Plotting code records
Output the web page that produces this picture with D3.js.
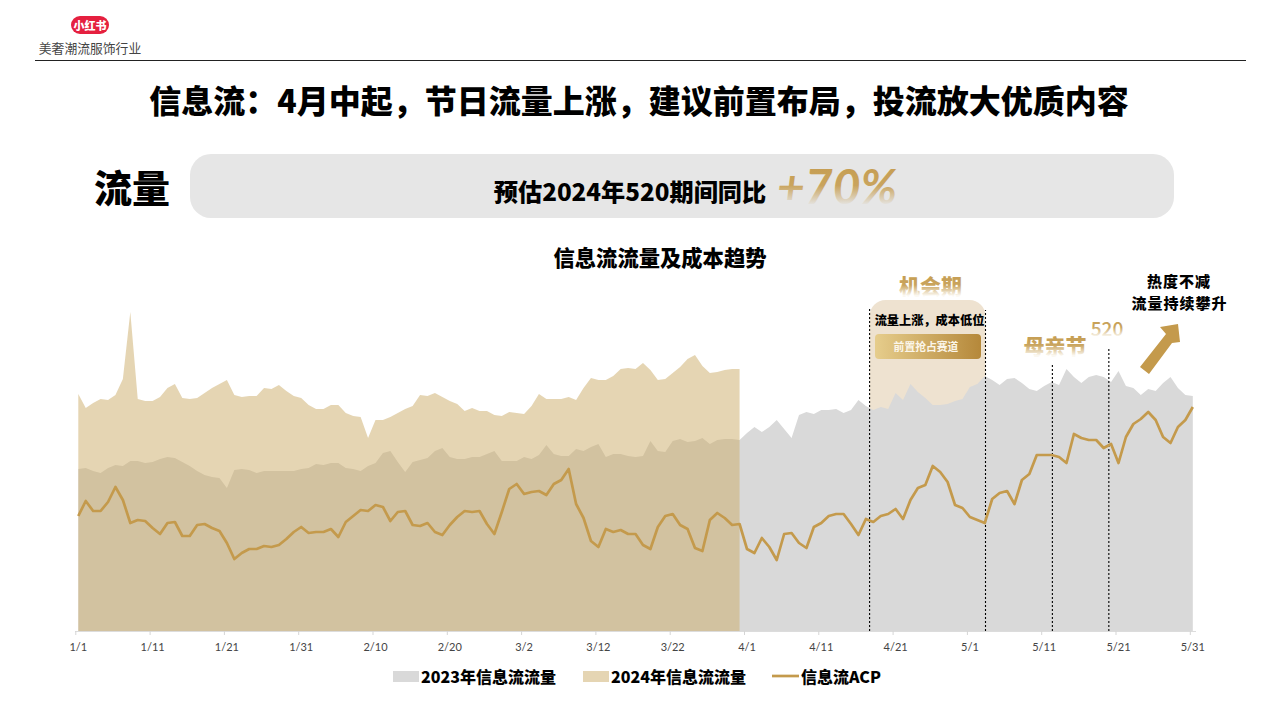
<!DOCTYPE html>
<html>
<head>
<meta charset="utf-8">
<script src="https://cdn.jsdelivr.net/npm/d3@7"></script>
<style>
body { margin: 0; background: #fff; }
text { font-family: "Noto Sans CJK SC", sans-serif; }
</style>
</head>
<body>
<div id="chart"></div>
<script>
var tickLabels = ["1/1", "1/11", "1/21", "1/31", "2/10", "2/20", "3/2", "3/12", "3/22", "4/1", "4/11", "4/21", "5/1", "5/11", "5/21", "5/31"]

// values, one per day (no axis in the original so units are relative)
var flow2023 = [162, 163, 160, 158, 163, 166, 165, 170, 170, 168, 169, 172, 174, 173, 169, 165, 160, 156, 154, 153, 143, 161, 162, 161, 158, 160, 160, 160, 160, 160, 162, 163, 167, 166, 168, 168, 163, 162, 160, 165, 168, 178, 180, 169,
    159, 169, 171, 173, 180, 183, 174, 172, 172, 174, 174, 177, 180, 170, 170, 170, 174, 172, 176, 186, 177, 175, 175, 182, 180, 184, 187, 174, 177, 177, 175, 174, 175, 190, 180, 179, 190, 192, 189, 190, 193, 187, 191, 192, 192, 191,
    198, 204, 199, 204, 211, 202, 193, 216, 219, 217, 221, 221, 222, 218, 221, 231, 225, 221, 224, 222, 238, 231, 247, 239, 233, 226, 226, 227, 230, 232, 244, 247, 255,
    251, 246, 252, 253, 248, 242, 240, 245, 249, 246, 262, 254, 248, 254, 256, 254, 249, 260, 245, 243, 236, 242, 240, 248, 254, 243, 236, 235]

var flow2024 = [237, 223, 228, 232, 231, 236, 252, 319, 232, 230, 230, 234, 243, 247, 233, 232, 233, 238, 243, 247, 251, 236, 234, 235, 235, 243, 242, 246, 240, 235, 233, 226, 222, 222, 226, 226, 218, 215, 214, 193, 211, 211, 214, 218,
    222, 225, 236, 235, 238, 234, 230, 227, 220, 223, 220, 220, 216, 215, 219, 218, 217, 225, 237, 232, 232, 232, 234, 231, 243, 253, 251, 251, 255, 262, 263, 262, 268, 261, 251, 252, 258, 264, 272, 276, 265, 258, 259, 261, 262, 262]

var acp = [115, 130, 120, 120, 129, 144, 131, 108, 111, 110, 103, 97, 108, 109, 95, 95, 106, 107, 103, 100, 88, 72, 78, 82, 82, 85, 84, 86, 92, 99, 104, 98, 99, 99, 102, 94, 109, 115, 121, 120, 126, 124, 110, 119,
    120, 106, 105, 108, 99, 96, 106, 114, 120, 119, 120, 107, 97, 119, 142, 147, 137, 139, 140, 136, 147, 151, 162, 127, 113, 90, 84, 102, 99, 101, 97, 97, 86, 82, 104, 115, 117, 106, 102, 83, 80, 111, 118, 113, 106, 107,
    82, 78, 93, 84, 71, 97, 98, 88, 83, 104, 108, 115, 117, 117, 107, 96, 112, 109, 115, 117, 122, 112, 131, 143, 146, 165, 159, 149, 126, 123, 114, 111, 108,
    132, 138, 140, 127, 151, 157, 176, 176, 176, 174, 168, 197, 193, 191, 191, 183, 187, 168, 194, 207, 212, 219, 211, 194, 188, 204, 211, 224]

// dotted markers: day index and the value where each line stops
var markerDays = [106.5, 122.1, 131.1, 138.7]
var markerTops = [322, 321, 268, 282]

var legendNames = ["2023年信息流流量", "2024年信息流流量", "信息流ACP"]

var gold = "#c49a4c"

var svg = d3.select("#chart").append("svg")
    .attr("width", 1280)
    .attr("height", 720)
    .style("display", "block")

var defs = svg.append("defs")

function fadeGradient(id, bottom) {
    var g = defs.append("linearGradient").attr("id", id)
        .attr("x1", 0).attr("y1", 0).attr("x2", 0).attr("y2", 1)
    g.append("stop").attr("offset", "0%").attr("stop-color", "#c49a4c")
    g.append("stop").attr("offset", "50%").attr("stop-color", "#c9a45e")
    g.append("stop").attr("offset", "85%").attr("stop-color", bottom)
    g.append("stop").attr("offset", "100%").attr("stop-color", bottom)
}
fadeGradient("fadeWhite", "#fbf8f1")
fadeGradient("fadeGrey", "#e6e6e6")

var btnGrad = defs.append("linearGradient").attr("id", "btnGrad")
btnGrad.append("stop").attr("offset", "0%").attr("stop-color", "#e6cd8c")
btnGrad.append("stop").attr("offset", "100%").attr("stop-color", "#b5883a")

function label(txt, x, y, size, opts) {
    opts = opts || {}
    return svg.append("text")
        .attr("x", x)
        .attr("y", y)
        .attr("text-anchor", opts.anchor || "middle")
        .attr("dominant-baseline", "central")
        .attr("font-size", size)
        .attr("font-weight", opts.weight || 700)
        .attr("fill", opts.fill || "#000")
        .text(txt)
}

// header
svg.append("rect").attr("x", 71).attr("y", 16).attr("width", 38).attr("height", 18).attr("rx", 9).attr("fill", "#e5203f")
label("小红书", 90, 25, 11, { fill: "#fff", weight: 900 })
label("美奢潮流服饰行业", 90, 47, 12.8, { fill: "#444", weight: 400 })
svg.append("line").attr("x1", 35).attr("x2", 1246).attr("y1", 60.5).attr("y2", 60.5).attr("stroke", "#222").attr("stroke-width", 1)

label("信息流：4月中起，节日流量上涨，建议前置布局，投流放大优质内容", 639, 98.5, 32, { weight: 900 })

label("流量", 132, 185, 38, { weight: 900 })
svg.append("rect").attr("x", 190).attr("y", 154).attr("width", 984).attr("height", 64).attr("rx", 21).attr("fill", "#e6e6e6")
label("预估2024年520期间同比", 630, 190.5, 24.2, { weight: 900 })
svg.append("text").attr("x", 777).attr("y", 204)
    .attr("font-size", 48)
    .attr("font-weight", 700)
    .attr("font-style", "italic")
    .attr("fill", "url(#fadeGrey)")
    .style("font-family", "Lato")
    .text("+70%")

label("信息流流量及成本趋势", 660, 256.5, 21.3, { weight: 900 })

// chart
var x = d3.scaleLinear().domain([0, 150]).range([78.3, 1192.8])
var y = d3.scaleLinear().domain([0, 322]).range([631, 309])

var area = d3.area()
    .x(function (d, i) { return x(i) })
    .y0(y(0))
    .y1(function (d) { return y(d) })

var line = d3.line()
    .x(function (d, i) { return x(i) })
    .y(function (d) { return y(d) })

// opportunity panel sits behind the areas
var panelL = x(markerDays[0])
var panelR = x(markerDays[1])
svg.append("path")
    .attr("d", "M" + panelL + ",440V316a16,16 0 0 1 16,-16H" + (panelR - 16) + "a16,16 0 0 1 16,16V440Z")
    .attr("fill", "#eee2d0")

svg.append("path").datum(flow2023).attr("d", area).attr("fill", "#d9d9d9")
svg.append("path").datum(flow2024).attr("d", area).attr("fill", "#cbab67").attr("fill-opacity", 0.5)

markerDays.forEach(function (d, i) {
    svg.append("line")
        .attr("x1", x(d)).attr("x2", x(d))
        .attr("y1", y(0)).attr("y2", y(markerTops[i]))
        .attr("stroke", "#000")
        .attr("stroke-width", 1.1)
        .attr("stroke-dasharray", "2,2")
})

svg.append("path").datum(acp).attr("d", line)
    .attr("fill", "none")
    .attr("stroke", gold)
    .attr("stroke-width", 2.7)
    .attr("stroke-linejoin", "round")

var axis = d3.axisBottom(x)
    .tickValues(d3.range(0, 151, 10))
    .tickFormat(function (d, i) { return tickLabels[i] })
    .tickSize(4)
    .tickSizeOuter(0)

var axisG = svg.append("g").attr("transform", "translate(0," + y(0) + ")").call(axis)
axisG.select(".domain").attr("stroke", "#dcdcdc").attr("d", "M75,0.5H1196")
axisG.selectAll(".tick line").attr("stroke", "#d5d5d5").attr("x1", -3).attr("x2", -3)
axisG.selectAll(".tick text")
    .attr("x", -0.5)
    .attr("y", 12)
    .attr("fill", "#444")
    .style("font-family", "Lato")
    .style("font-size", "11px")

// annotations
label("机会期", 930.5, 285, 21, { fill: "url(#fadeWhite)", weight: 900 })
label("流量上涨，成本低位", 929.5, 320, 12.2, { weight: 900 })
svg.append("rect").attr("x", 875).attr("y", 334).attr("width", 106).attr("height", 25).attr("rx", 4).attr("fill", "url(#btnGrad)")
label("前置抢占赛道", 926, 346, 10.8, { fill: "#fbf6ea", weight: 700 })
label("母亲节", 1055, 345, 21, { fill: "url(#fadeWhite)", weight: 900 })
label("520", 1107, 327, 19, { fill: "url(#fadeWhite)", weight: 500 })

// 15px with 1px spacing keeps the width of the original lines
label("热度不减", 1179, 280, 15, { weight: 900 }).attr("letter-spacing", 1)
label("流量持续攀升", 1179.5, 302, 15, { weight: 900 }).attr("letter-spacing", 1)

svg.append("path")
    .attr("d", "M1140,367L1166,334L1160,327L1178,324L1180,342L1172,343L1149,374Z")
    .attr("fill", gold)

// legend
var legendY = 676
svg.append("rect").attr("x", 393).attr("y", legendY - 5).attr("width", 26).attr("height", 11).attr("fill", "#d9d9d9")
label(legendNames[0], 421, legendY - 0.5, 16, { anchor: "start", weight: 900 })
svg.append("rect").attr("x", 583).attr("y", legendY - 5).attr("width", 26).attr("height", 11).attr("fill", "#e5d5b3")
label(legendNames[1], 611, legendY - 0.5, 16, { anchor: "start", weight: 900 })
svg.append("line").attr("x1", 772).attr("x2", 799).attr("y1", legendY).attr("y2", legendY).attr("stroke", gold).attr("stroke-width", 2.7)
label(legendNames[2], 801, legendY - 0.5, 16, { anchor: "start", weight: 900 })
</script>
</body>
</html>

---

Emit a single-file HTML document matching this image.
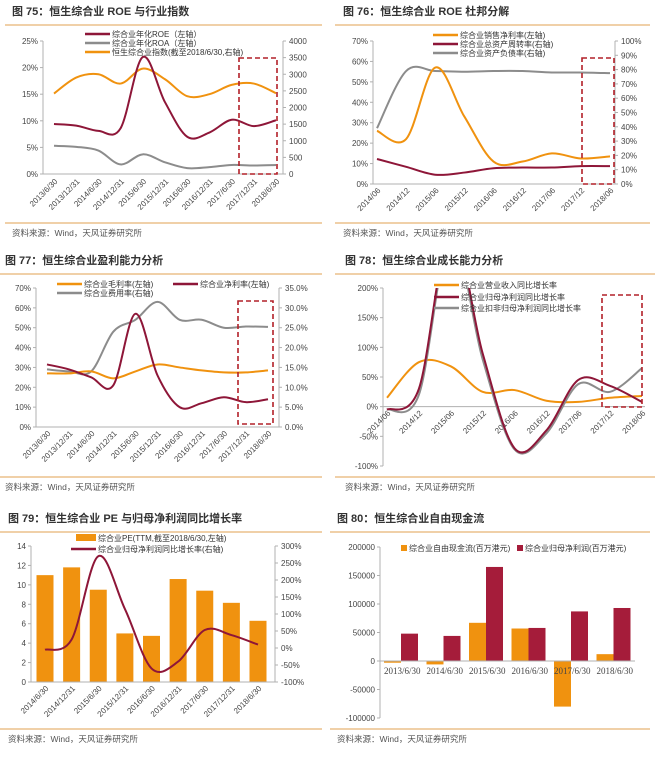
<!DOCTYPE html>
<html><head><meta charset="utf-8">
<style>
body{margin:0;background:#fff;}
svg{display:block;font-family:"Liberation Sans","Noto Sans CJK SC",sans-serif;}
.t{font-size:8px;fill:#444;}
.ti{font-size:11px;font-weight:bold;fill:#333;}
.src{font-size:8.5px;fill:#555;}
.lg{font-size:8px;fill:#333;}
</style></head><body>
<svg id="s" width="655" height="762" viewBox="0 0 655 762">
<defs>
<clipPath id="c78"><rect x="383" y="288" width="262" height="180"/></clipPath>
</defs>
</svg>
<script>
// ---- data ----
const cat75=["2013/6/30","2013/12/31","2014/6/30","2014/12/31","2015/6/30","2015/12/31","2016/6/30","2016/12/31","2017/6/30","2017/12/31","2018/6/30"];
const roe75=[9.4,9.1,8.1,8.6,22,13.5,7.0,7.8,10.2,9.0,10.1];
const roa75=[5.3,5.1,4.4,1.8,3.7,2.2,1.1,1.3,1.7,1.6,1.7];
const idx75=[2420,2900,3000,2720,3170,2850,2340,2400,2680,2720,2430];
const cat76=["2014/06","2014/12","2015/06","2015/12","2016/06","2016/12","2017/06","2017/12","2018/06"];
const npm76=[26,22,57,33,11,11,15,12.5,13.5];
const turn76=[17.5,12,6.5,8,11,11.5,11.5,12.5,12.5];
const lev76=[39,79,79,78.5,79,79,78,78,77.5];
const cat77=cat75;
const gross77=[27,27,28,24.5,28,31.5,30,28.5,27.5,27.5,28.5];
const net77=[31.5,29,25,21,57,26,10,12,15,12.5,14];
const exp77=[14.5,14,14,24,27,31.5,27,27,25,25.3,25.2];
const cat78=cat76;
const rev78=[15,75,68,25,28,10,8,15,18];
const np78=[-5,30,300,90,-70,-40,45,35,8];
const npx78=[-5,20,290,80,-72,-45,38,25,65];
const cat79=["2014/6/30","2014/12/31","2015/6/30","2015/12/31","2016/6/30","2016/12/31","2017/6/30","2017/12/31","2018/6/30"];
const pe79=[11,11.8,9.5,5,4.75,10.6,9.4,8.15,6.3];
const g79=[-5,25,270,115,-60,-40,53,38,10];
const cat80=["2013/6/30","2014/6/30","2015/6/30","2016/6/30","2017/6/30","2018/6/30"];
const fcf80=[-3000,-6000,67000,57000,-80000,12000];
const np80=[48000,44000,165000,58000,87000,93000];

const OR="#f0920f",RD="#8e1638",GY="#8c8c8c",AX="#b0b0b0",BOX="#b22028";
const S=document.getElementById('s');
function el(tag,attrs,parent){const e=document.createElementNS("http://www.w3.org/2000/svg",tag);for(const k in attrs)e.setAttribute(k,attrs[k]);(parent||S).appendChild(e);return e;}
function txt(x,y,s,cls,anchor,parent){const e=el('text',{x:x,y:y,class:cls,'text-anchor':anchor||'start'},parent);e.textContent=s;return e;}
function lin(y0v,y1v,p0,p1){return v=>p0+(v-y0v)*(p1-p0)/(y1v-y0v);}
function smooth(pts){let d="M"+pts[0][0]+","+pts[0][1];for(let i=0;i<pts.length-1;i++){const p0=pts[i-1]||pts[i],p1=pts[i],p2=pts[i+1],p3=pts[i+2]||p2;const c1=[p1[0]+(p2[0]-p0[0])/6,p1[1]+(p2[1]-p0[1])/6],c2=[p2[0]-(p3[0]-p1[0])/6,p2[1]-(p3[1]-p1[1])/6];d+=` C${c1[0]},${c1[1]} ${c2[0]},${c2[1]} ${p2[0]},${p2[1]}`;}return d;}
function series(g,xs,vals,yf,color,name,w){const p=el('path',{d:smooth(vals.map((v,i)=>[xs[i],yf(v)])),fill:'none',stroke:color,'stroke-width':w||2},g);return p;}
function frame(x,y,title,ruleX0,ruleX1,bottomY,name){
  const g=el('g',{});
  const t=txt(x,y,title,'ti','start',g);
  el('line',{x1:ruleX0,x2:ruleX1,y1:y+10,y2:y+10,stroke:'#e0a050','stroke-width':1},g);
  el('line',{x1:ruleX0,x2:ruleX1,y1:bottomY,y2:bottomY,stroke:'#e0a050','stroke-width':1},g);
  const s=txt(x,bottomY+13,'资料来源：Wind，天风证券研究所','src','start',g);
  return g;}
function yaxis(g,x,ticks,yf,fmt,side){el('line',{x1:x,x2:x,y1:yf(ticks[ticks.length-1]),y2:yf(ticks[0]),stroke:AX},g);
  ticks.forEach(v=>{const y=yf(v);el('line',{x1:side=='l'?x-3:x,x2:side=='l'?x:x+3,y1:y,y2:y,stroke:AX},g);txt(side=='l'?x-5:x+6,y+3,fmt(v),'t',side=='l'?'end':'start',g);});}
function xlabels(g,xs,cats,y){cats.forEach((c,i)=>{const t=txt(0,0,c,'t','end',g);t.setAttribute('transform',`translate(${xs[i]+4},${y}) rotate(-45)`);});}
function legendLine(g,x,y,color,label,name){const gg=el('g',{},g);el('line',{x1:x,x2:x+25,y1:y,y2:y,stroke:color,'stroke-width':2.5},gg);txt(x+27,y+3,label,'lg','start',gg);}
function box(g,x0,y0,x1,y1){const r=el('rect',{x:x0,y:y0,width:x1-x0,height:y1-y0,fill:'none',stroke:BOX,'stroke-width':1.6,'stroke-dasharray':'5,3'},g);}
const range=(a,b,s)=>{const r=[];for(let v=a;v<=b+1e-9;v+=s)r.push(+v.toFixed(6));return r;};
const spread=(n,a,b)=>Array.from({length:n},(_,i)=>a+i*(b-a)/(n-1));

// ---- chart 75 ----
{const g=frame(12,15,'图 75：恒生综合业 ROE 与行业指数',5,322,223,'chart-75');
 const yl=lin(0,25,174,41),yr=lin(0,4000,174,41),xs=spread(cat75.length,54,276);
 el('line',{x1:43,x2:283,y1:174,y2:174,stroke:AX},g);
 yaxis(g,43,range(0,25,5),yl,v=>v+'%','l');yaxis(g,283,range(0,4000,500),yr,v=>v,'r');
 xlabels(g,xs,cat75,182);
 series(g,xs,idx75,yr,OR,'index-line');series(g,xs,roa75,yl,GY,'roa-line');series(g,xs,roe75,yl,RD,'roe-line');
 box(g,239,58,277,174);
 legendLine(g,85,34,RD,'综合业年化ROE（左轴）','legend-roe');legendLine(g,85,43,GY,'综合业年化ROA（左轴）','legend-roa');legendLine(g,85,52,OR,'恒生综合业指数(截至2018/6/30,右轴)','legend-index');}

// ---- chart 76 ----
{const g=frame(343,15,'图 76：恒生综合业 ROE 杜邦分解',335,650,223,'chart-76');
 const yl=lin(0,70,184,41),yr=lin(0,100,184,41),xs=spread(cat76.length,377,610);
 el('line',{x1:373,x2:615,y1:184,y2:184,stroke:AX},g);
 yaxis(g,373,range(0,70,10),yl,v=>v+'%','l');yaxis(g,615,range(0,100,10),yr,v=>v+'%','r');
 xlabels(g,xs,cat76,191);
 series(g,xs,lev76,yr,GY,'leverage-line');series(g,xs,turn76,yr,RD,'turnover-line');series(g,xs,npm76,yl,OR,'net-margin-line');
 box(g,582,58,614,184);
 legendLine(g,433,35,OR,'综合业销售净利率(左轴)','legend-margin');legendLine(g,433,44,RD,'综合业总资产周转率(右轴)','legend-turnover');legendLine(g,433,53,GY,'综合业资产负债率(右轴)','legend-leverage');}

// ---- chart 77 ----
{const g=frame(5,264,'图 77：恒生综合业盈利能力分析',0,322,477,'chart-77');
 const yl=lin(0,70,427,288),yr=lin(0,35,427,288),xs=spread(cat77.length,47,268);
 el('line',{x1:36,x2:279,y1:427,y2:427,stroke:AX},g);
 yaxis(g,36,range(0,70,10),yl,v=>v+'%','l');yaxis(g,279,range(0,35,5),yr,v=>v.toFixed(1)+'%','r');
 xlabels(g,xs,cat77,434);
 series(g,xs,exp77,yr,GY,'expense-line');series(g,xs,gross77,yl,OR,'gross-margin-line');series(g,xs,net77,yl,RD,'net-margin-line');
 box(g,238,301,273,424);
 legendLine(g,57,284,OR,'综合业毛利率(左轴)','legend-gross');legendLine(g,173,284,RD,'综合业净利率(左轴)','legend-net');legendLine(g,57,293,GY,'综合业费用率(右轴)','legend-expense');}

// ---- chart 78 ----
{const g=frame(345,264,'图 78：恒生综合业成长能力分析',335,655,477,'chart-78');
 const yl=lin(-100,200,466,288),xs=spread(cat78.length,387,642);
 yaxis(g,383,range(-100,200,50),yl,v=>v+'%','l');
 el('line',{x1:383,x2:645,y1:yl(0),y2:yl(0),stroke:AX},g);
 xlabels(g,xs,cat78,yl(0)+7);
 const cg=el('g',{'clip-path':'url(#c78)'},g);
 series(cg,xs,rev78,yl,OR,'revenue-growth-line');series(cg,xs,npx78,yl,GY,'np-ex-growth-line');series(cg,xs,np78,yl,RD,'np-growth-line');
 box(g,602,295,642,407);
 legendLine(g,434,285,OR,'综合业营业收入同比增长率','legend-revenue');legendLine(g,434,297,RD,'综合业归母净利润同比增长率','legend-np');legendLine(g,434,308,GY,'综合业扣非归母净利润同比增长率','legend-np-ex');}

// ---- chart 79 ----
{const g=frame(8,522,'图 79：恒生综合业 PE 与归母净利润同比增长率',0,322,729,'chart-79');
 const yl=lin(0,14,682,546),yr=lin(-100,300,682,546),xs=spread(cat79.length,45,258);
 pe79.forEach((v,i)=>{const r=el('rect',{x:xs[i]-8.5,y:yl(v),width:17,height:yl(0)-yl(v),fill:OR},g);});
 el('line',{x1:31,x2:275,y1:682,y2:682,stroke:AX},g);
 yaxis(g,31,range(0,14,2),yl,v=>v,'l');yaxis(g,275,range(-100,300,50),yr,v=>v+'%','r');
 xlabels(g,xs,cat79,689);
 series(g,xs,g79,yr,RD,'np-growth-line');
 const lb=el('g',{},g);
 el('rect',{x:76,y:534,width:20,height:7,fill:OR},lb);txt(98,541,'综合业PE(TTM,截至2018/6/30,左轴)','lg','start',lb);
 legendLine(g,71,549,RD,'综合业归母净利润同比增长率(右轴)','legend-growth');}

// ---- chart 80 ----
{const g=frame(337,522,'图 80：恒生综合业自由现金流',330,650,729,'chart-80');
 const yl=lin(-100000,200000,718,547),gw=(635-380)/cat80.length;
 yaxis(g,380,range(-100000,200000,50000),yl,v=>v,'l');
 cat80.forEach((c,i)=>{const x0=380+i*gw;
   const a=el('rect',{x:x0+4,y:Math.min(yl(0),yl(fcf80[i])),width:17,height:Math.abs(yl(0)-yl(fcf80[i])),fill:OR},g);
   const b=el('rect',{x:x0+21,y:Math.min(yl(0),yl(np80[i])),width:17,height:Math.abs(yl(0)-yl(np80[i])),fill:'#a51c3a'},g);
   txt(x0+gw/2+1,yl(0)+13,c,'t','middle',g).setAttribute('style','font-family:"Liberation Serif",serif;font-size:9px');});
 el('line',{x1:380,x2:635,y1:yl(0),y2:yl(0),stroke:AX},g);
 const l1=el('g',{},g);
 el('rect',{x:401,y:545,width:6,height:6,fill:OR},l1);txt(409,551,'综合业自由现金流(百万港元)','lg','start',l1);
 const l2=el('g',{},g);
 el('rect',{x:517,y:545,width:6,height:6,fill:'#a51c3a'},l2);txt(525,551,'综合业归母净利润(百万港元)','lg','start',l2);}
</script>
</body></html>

# [Exercise aim]
Reproduce every line of the listing above in which the string "with" appears.

# [Task output]
Output the web page that produces this picture with D3.js.
// 15px with 1px spacing keeps the width of the original lines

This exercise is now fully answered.